Wellington High Court Justice Karen Clark today ruled in favour of the Tenths Trust, who had asked for an interim freezing order on assets placed in two trusts of which Skiffington is the sole director and shareholder; Strategic Directionz and Moanatahi.
The trust is pursuing Skiffington for unjust enrichment, both for $1.7m paid into the trust used to buy the Plimmerton house, and for payments made to Skiffington or to Stategic Directionz totalling $1.8m.

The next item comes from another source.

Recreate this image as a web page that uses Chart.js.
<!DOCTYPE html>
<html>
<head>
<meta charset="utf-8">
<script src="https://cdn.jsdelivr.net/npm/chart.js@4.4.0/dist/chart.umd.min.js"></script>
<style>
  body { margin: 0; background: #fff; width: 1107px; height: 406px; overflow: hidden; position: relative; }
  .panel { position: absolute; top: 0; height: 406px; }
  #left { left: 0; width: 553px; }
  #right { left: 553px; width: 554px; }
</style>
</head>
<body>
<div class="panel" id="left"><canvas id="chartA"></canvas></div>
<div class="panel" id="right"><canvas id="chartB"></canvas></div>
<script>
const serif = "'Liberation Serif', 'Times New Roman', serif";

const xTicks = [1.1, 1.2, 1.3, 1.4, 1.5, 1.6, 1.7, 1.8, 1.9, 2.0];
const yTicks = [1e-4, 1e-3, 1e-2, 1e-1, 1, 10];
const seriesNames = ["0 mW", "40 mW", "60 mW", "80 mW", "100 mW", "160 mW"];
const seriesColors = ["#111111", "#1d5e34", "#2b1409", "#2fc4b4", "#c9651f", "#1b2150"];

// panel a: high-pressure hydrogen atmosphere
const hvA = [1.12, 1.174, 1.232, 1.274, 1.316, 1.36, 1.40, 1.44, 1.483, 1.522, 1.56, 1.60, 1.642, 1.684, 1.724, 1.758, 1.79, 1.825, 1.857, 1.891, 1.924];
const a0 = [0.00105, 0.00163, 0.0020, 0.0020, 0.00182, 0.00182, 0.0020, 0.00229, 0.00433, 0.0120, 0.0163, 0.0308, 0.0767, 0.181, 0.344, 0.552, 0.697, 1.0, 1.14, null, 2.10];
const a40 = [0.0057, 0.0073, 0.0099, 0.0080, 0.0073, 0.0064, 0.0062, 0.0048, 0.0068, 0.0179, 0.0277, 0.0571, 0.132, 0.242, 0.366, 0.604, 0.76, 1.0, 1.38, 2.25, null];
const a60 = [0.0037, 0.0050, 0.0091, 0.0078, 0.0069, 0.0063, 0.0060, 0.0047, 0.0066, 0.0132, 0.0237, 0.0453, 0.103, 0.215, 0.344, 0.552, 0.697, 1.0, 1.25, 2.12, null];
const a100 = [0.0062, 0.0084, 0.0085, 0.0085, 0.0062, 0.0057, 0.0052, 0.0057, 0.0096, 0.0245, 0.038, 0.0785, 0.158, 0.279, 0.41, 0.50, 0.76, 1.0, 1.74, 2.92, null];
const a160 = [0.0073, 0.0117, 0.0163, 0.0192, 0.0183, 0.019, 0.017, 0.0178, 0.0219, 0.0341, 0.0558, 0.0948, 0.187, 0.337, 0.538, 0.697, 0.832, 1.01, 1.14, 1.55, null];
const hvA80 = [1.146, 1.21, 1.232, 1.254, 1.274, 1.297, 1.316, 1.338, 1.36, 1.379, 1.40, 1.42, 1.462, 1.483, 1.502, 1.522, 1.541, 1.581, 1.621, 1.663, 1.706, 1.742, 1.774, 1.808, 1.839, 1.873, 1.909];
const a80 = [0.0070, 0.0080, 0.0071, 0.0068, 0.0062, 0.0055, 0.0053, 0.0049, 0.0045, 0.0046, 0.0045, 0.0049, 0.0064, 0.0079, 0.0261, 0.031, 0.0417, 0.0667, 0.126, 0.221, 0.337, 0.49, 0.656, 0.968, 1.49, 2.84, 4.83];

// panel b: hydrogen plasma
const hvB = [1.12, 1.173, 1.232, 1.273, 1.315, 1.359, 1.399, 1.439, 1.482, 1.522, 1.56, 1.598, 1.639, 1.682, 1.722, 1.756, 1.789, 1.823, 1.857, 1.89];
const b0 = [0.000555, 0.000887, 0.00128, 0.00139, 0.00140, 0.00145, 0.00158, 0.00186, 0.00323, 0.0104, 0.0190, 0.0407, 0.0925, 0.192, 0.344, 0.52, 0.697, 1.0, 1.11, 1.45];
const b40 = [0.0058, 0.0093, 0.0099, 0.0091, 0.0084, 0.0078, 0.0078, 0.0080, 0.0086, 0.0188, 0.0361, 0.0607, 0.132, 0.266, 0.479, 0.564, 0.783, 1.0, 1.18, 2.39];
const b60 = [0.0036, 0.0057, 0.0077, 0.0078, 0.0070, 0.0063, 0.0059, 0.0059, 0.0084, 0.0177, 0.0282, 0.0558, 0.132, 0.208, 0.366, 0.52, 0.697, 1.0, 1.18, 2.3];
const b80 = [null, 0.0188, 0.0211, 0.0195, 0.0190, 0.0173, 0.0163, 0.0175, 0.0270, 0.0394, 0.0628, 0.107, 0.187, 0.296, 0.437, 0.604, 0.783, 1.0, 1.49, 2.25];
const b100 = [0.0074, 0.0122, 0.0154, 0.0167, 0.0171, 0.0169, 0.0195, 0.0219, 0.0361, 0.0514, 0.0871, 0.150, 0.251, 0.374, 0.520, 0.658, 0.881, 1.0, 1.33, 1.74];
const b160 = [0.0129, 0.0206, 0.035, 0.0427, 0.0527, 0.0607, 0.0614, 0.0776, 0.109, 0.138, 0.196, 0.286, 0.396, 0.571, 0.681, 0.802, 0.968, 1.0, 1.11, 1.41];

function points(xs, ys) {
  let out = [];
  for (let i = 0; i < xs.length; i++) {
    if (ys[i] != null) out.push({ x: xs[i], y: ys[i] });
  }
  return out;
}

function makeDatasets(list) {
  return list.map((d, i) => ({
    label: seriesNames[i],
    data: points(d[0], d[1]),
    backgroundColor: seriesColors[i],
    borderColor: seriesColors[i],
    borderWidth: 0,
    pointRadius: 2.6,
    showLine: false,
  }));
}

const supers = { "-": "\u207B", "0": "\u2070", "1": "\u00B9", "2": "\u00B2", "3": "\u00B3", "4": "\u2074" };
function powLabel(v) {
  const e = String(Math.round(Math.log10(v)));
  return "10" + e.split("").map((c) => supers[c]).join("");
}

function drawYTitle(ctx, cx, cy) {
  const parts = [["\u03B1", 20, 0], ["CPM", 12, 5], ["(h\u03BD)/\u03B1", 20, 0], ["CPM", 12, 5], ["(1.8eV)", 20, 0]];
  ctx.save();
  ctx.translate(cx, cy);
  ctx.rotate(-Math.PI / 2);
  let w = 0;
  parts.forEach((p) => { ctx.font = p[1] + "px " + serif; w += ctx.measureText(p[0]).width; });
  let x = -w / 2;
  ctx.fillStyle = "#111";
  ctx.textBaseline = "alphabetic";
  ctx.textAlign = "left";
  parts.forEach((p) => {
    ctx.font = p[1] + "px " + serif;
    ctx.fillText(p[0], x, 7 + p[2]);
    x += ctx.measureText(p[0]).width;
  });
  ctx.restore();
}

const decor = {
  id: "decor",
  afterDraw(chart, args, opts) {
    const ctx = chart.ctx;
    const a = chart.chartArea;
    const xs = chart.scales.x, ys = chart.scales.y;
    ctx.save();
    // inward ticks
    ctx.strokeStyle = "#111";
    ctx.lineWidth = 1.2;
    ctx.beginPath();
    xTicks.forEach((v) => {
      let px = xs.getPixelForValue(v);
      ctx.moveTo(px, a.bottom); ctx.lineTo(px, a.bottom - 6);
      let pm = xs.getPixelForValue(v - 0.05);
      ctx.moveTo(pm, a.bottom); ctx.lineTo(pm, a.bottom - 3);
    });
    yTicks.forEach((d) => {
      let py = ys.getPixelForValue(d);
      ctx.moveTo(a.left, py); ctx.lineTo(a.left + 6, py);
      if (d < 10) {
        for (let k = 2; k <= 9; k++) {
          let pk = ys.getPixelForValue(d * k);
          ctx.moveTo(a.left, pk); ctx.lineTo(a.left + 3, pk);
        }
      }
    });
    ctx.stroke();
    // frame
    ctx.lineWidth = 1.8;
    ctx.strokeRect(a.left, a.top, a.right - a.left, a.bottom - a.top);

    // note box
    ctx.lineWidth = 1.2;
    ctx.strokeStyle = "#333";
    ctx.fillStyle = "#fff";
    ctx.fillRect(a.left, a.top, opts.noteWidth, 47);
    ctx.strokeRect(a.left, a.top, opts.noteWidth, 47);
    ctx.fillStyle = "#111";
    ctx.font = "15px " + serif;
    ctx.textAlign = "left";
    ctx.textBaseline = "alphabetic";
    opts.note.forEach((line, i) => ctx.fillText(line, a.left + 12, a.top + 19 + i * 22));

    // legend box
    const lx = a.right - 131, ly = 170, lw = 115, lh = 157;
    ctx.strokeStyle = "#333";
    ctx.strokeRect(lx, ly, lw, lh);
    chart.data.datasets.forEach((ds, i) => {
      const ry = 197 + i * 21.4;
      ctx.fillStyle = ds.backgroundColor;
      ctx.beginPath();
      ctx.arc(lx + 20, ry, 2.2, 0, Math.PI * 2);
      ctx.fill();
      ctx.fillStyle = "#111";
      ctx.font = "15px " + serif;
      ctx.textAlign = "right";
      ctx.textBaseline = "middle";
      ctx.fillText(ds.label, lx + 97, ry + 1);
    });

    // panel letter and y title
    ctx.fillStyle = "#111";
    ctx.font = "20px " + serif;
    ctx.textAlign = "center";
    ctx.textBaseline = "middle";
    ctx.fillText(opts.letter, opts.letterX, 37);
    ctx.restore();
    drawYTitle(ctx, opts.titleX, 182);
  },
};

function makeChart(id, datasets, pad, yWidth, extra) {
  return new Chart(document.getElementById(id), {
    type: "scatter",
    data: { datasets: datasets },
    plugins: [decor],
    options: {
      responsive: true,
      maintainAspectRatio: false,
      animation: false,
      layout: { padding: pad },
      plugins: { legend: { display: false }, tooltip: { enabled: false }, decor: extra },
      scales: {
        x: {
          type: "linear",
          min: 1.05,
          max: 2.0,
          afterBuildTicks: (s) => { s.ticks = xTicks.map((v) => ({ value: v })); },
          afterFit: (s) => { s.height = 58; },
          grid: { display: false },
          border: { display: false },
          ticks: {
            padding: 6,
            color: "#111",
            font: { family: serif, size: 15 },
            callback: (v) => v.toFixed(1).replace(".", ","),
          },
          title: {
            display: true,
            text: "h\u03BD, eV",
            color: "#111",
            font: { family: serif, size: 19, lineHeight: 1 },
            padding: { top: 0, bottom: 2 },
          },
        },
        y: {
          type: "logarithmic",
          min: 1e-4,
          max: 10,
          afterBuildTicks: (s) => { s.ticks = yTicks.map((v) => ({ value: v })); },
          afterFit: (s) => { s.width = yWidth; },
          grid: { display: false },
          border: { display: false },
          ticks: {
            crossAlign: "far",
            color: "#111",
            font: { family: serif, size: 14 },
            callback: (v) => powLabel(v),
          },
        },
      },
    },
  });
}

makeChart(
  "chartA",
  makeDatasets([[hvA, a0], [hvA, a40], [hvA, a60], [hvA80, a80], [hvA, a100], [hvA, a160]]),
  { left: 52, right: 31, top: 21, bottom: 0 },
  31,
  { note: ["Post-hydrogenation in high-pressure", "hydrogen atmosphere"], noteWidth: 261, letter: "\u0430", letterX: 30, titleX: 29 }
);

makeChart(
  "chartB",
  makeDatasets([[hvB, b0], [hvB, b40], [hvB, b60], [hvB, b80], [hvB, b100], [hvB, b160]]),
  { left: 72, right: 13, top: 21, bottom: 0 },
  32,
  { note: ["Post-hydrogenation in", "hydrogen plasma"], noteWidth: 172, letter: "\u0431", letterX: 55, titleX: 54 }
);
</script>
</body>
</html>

Assets belonging to Skiffington and Strategic Directionz are now frozen pending the final determination of that issue.
In an affidavit opposing that summary judgment and freezing order applications, Skiffington argued that she was not paid consultancy fees for the work she did for the Tenths Trust between 2006 and 2010, but had given the trust extensive benefit from her work, so the money she was paid by the property developers reflected that, Justice Clark said.
The judge noted that Skiffington has not made a payment on the $92,700 mortgage on the Plimmerton house since March this year, despite it being tenanted. She also never responded to a letter from the Tenths Trust in November 2016 requesting reparations for unauthorised payments she had received.

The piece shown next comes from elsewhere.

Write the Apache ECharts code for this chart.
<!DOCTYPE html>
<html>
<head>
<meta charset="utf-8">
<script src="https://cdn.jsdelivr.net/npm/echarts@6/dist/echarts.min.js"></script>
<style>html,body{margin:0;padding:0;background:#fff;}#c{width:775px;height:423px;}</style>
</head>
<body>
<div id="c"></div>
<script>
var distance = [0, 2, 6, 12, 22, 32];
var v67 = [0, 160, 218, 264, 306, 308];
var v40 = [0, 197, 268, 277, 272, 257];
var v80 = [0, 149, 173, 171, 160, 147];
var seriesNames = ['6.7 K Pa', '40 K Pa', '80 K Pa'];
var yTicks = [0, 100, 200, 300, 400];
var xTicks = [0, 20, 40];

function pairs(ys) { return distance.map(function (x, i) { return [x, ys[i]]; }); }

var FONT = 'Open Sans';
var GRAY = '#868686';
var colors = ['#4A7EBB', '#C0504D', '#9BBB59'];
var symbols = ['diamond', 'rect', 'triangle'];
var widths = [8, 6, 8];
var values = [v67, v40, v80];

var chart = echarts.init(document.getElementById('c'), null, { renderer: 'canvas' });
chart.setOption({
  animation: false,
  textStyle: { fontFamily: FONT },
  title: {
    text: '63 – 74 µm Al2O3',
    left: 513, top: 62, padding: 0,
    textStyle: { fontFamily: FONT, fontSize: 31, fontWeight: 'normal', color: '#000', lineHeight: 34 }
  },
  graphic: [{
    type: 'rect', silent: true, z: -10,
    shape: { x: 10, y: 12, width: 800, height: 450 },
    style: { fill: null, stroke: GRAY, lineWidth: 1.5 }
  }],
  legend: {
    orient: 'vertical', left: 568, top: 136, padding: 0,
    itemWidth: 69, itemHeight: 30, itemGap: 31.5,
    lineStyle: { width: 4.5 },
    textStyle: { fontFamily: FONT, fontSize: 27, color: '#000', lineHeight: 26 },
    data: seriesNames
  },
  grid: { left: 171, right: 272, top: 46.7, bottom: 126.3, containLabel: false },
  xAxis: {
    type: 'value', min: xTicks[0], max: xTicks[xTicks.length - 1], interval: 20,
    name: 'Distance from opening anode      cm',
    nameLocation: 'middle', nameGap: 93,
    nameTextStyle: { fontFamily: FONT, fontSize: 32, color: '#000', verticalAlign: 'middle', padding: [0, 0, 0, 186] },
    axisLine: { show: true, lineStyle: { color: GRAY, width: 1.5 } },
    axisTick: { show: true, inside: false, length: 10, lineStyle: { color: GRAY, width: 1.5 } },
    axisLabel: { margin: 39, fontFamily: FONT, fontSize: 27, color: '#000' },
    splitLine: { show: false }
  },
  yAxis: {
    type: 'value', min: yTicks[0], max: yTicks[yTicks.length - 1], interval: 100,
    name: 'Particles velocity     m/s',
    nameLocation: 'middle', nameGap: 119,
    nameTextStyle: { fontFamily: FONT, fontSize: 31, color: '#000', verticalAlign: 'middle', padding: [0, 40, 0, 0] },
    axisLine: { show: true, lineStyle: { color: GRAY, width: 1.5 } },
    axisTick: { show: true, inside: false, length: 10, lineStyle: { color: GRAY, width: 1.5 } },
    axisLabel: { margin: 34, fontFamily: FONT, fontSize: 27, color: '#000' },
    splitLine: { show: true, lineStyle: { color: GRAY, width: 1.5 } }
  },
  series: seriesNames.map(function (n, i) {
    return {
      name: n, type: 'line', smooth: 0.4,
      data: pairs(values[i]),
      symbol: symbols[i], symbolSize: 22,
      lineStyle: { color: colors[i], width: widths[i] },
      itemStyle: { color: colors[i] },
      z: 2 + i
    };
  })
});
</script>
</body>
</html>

"Balancing all that has been said on behalf of the defendants against the first defendant's failure to arrange payment of even part of the mortgage arrears due to Westpac, the defendant's failure to respond to Tenths' request for a written undertaking, and the apparent strength of the plaintiff's claim, Tenths has demonstrated that the overall interests of justice favour the grant of an interim freezing order," the judge said. "The overall interests of justice do not favour the defendants in circumstances where there is a tenable argument they have engaged in fraudulent activities that have caused serious loss to the plaintiff, its beneficiaries, and the wider Maori community in Wellington and Taranaki."
The trust was established to administer 81 hectares of Maori Reserve lands, largely in urban Wellington, on behalf of its beneficial owners, the descendants of hapu of Te Atiawa, Ngati Tama, Taranaki, and Ngati Ruanui tupuna who were living within the rohe in 1839. It held assets of $55.6m as at March 31, 2014. There are currently 6,133 registered beneficial owners.